Robert Waldinger, director del programa de Harvard sobre el Estudio del Desarrollo Adulto, junto con un equipo cuyas responsabilidades han ido heredándose, han analizado y seguido de cerca la vida de 700 personas durante nada menos que 75 años. Este eminente psiquiatra y monje zen afirma que las relaciones son, efectivamente, la clave. Son ellas las que dibujan el abismo que existe entre un ser humano feliz y otro infeliz. Ellas las que nos sitúan en el lado de una existencia plena de bienestar, o en el de una cargada de pesadumbre.
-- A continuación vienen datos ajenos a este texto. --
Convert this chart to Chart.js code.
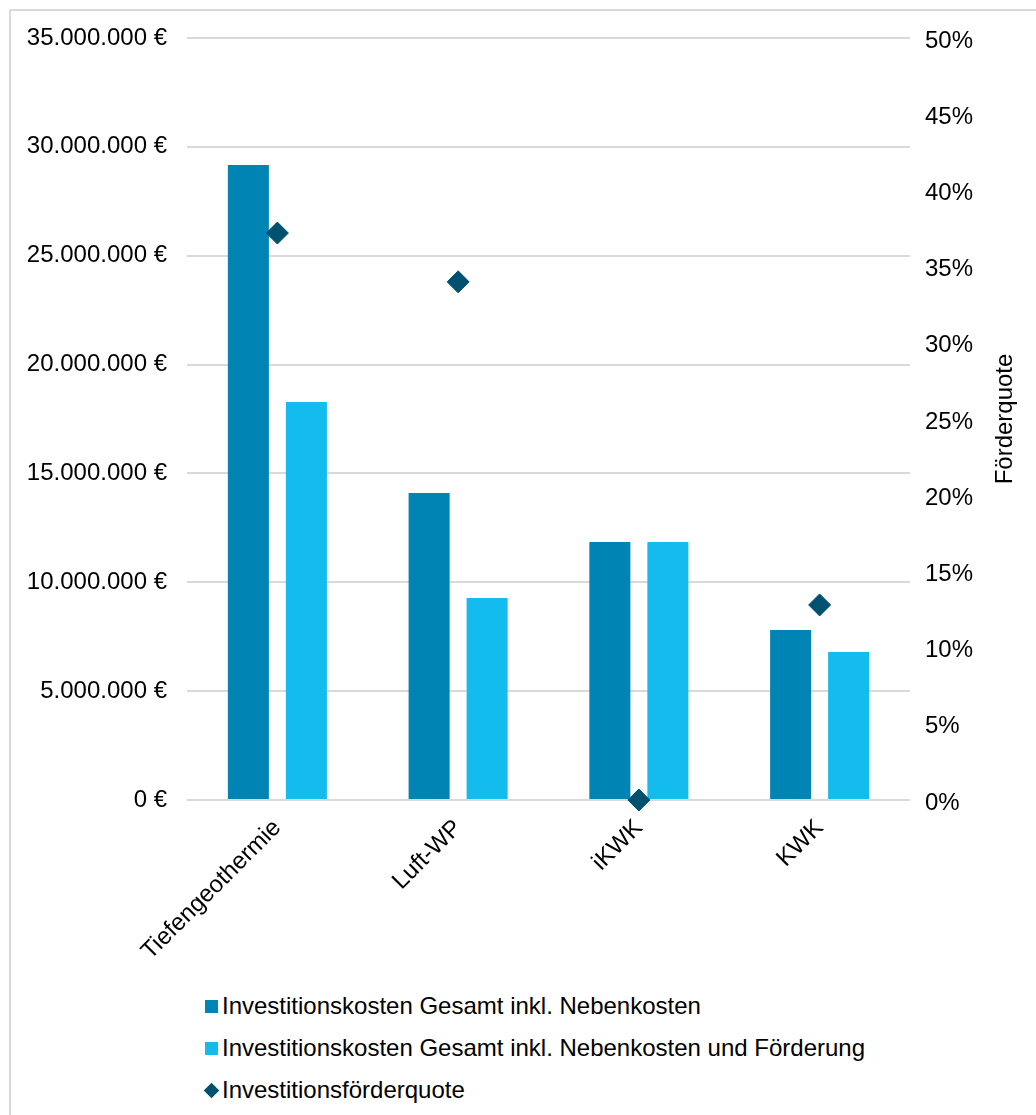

El estudio de la famosa universidad de Boston es posiblemente el más longevo, y también el más completo, jamás realizado sobre la evolución de las vidas hasta la edad última. Sus conclusiones resultan meridianas: la calidad de nuestras relaciones, y no otra cosa –tampoco el número de ellas-, es lo que nos hace felices, o infelices.
Por supuesto, se refiere a todo tipo de relaciones, no solo a las de pareja. Y no es lo único, desde luego, pero sí, al menos, lo que más define el proceso que nos conducirá, o no, por la senda de la felicidad en la larga –o corta, a veces- avenida de nuestra efímera supervivencia en el planeta de los vivos.

Esta que parece una sentencia tan simple sólo un puñado de personas la conoce bien. Verdaderamente bien. Y, entre ellas, sólo unos cuantos privilegiados la tienen suficientemente en cuenta y le otorgan la trascendencia que tiene.

A menudo llegamos al conocimiento de lo más sencillo tras haber consumado arduos peregrinajes por la ingrata travesía de la incertidumbre. A veces, lo más simple se nos antoja imposible, y lo más cercano nos parece inalcanzable a pesar de todos los esfuerzos, y a pesar de que está ahí. Y, en ocasiones, como tal vez le ocurre a Darín en Truman, sólo nos damos cuenta de lo esencial cuando ya no queda tiempo para vivir con esa premisa, la de lo cardinal como prioridad, como axioma fundamental y eje de nuestros días.

A fin de cuentas, lo más sencillo es a veces, precisamente, lo más difícil. Basta con saber que son nuestras relaciones con los demás, y no la acumulación de cosas, y no las aventuras o las cimas, los éxitos o los aciertos, lo que nos genera felicidad para, precisamente, olvidarlo a la vuelta de la esquina. O antes.